In July 1995 Joe Ljunggren, by then promoted to national president of the Bandidos, was riding his Harley on the major E4 highway in Sweden, on his way back from a party in Finland, when he was shot by a sniper who had secreted himself along the roadside. Although Ljunggren was travelling at more than seventy miles an hour, the gunman’s single bullet hit him at the base of his neck in an area not covered by the bullet-proof jacket he had taken to wearing at all times. He died instantly.

Joe’s close friends from the Midland Outlaws travelled to Sweden for the funeral. It was an impressive occasion, with massive limousines booked to carry the mourners to a large
cathedral just outside Helsingborg. The priest performed the service first in Swedish and then in English, for the benefit of the small British contingent. And at the end, they played Joe’s favourite song, ‘Wind of Change’ by the Scorpions.
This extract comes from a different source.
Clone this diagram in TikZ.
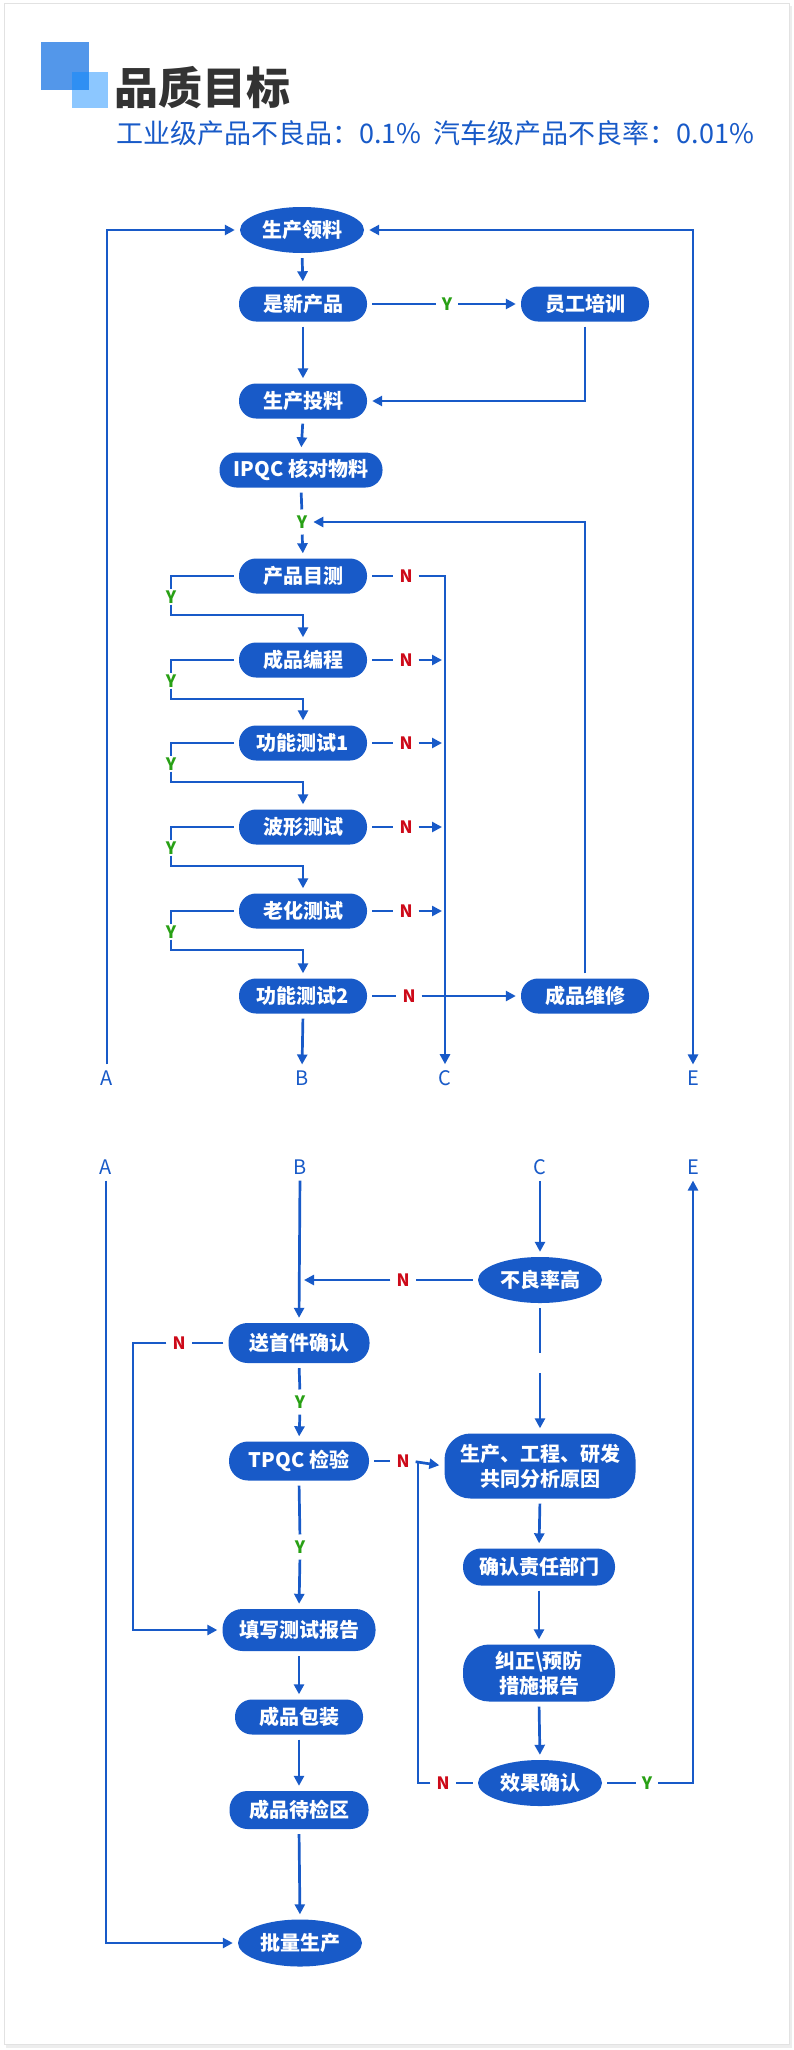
\documentclass[tikz,border=0pt]{standalone}
\usepackage{fontspec}
\setmainfont{Noto Sans CJK SC}
\usetikzlibrary{arrows.meta,shapes.geometric,calc}
\definecolor{fblue}{RGB}{24,90,200}
\definecolor{sqdark}{RGB}{83,151,234}
\definecolor{sqlight}{RGB}{5,135,255}
\definecolor{titlegray}{RGB}{51,51,51}
\definecolor{ygreen}{RGB}{40,160,20}
\definecolor{nred}{RGB}{205,10,25}
\definecolor{framegray}{RGB}{226,226,226}
\tikzset{
  nodetext/.style={text=white, font=\fontsize{20}{24}\selectfont\bfseries},
  box/.style={nodetext, rectangle, rounded corners=17pt, fill=fblue, minimum width=128pt, minimum height=35pt, inner sep=0pt},
  tallbox/.style={box, rounded corners=26pt, align=center, font=\fontsize{20}{25}\selectfont\bfseries},
  ell/.style={nodetext, ellipse, fill=fblue, minimum width=124pt, minimum height=46pt, inner sep=0pt},
  link/.style={draw=fblue, line width=2.7pt, shorten <=5pt, shorten >=5pt},
  arr/.style={link, -{Triangle[length=10pt,width=10pt]}},
  arrboth/.style={link, {Triangle[length=10pt,width=10pt]}-{Triangle[length=10pt,width=10pt]}},
  ylab/.style={text=ygreen, font=\fontsize{17}{19}\selectfont\bfseries, inner sep=1pt},
  nlab/.style={text=nred, font=\fontsize{17}{19}\selectfont\bfseries, inner sep=1pt},
  port/.style={text=fblue, font=\fontsize{20}{22}\selectfont, inner sep=1pt},
}
\begin{document}
\begin{tikzpicture}[x=1pt,y=-1pt]
\useasboundingbox (0,0) rectangle (793,2050);
% card
\fill[white] (0,0) rectangle (793,2050);
\fill[black!7] (6,6) rectangle (792,2048);
\filldraw[fill=white, draw=framegray, line width=0.8pt] (4,3) rectangle (789,2044);
% header
\fill[sqdark] (41,42) rectangle (89,90);
\fill[sqlight, opacity=0.46] (72,72) rectangle (108,108);
\node[anchor=west, inner sep=0pt, text=titlegray, font=\fontsize{44}{48}\selectfont\bfseries] (title) at (114,88) {品质目标};
\node[anchor=west, inner sep=0pt, text=fblue, font=\fontsize{27}{30}\selectfont] (sub) at (116,133) {工业级产品不良品：0.1\%\hspace{0.45em}汽车级产品不良率：0.01\%};

% ---------- upper part ----------
\node[ell] (n1) at (302,230) {生产领料};
\node[box] (n2) at (303,304) {是新产品};
\node[box] (n3) at (585,304) {员工培训};
\node[box] (n4) at (303,401) {生产投料};
\node[box, minimum width=163pt] (n5) at (301,470) {IPQC 核对物料};
\node[ylab] (y0) at (302,522) {Y};
\node[box] (n6) at (303,576) {产品目测};
\node[box] (n7) at (303,660) {成品编程};
\node[box] (n8) at (303,743) {功能测试1};
\node[box] (n9) at (303,827) {波形测试};
\node[box] (n10) at (303,911) {老化测试};
\node[box] (n11) at (303,996) {功能测试2};
\node[box] (n12) at (585,996) {成品维修};
\node[port] (A1) at (107,1078) {A};
\node[port] (B1) at (302,1078) {B};
\node[port] (C1) at (445,1078) {C};
\node[port] (E1) at (693,1078) {E};

\draw[arr] (A1.north) |- (n1.west);
\draw[arrboth] (n1.east) -| (E1.north);
\draw[arr] (n1.south) -- (n2.north);
\node[ylab] (y1) at (447,304) {Y};
\draw[link] (n2.east) -- (y1.west);
\draw[arr] (y1.east) -- (n3.west);
\draw[arr] (n2.south) -- (n4.north);
\draw[arr] (n3.south) |- (n4.east);
\draw[arr] (n4.south) -- (n5.north);
\draw[link] (n5.south) -- (y0.north);
\draw[arr] (y0.south) -- (n6.north);
\draw[arr] (n12.north) |- (y0.east);

% N branches to C
\node[nlab] (nl6) at (406,576) {N};
\draw[link] (n6.east) -- (nl6.west);
\draw[arr] (nl6.east) -| (C1.north);
\coordinate (cline) at (445,600);
\foreach \a in {n7,n8,n9,n10}{
  \node[nlab] (nl\a) at ($(\a.center)+(103,0)$) {N};
  \draw[link] (\a.east) -- (nl\a.west);
  \draw[arr, shorten >=3pt] (nl\a.east) -- (nl\a.east -| cline);
}
\node[nlab] (nl11) at (409,996) {N};
\draw[link] (n11.east) -- (nl11.west);
\draw[arr] (nl11.east) -- (n12.west);
\draw[arr] (n11.south) -- (B1.north);

% Y loops
\foreach \a/\b in {n6/n7,n7/n8,n8/n9,n9/n10,n10/n11}{
  \node[ylab] (yl\a) at ($(\a.center)+(-132,21)$) {Y};
  \coordinate (yc\a) at ($(\a.center)+(0,39)$);
  \draw[link, shorten >=0pt] (\a.west) -| (yl\a.north);
  \draw[arr, shorten <=0pt] (yl\a.south) |- (yc\a) -- (\b.north);
}

% ---------- lower part ----------
\node[port] (A2) at (106,1167) {A};
\node[port] (B2) at (300,1167) {B};
\node[port] (C2) at (540,1167) {C};
\node[port] (E2) at (693,1167) {E};
\node[ell] (m1) at (540,1280) {不良率高};
\node[box, minimum width=141pt, minimum height=40pt, rounded corners=19pt] (m2) at (299,1343) {送首件确认};
\node[box, minimum width=140pt, minimum height=39pt, rounded corners=19pt] (m3) at (299,1461) {TPQC 检验};
\node[tallbox, minimum width=191pt, minimum height=65pt] (m4) at (540,1466) {生产、工程、研发\\共同分析原因};
\node[box, minimum width=152pt, minimum height=37pt, rounded corners=18pt] (m5) at (539,1567) {确认责任部门};
\node[tallbox, minimum width=152pt, minimum height=57pt] (m6) at (539,1673) {纠正\textbackslash 预防\\措施报告};
\node[ell] (m7) at (540,1783) {效果确认};
\node[box, minimum width=153pt, minimum height=42pt, rounded corners=20pt] (m8) at (299,1630) {填写测试报告};
\node[box, minimum width=128pt] (m9) at (299,1717) {成品包装};
\node[box, minimum width=139pt, minimum height=38pt, rounded corners=18pt] (m10) at (299,1810) {成品待检区};
\node[ell, minimum height=47pt] (m11) at (300,1943) {批量生产};

\draw[arr] (A2.south) |- (m11.west);
\draw[arr] (B2.south) -- (m2.north);
\draw[arr] (C2.south) -- (m1.north);
% 不良率高 -> N -> B line
\node[nlab] (nm1) at (403,1280) {N};
\draw[link] (m1.west) -- (nm1.east);
\draw[arr, shorten >=4pt] (nm1.west) -- (nm1.west -| B2.south);
% 不良率高 -> analysis (broken line)
\coordinate (g1) at (540,1353);
\coordinate (g2) at (540,1373);
\draw[link, shorten >=0pt] (m1.south) -- (g1);
\draw[arr, shorten <=0pt] (g2) -- (m4.north);
% 送首件确认
\node[nlab] (nm2) at (179,1343) {N};
\coordinate (lk) at (133,1343);
\draw[link] (m2.west) -- (nm2.east);
\draw[arr] (nm2.west) -- (lk) |- (m8.west);
\node[ylab] (ym2) at (300,1402) {Y};
\draw[link] (m2.south) -- (ym2.north);
\draw[arr] (ym2.south) -- (m3.north);
% TPQC
\node[nlab] (nm3) at (403,1461) {N};
\draw[link] (m3.east) -- (nm3.west);
\draw[arr] (nm3.east) -- (m4.west);
\node[ylab] (ym3) at (300,1547) {Y};
\draw[link] (m3.south) -- (ym3.north);
\draw[arr] (ym3.south) -- (m8.north);
% right column
\draw[arr] (m4.south) -- (m5.north);
\draw[arr] (m5.south) -- (m6.north);
\draw[arr] (m6.south) -- (m7.north);
\node[nlab] (nm7) at (443,1783) {N};
\coordinate (jn) at (418,1461);
\draw[link] (m7.west) -- (nm7.east);
\draw[link, shorten >=0pt] (nm7.west) -| (jn);
\node[ylab] (ym7) at (647,1783) {Y};
\draw[link] (m7.east) -- (ym7.west);
\draw[arr] (ym7.east) -| (E2.south);
% left column
\draw[arr] (m8.south) -- (m9.north);
\draw[arr] (m9.south) -- (m10.north);
\draw[arr] (m10.south) -- (m11.north);
\end{tikzpicture}
\end{document}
Boone returned to England with two Danish Bandidos, including JJ, a close friend of Joe’s who had been riding with him just half an hour before the assassination. The plan was to attend the Rock and Blues show, but Joe’s absence put a real damper on the whole thing. The trio spent hours talking over their memories of the man and mourning their loss. A few days before the event opened up to the public, with the Midland Outlaws camped on the site in order to get it ready, half a dozen police officers turned up at the main gate.

‘We’re considering cancelling the event,’ the lead officer announced.

‘Why?’ asked Caz.

‘Because you’ve got Bandidos here and there’s just been another attack with an anti-tank rocket in Scandinavia. We don’t want to take the chance that it’s going to kick off here. We think the Hell’s Angels might try to hit back at you lot.’

Boone knew he had to inform his Bandido guests of what had happened. He made his way over to the portable cabin where the two men were sleeping and gently woke them up.

‘I’ve got some bad news I’m afraid,’ he said softly. ‘Something terrible has happened.’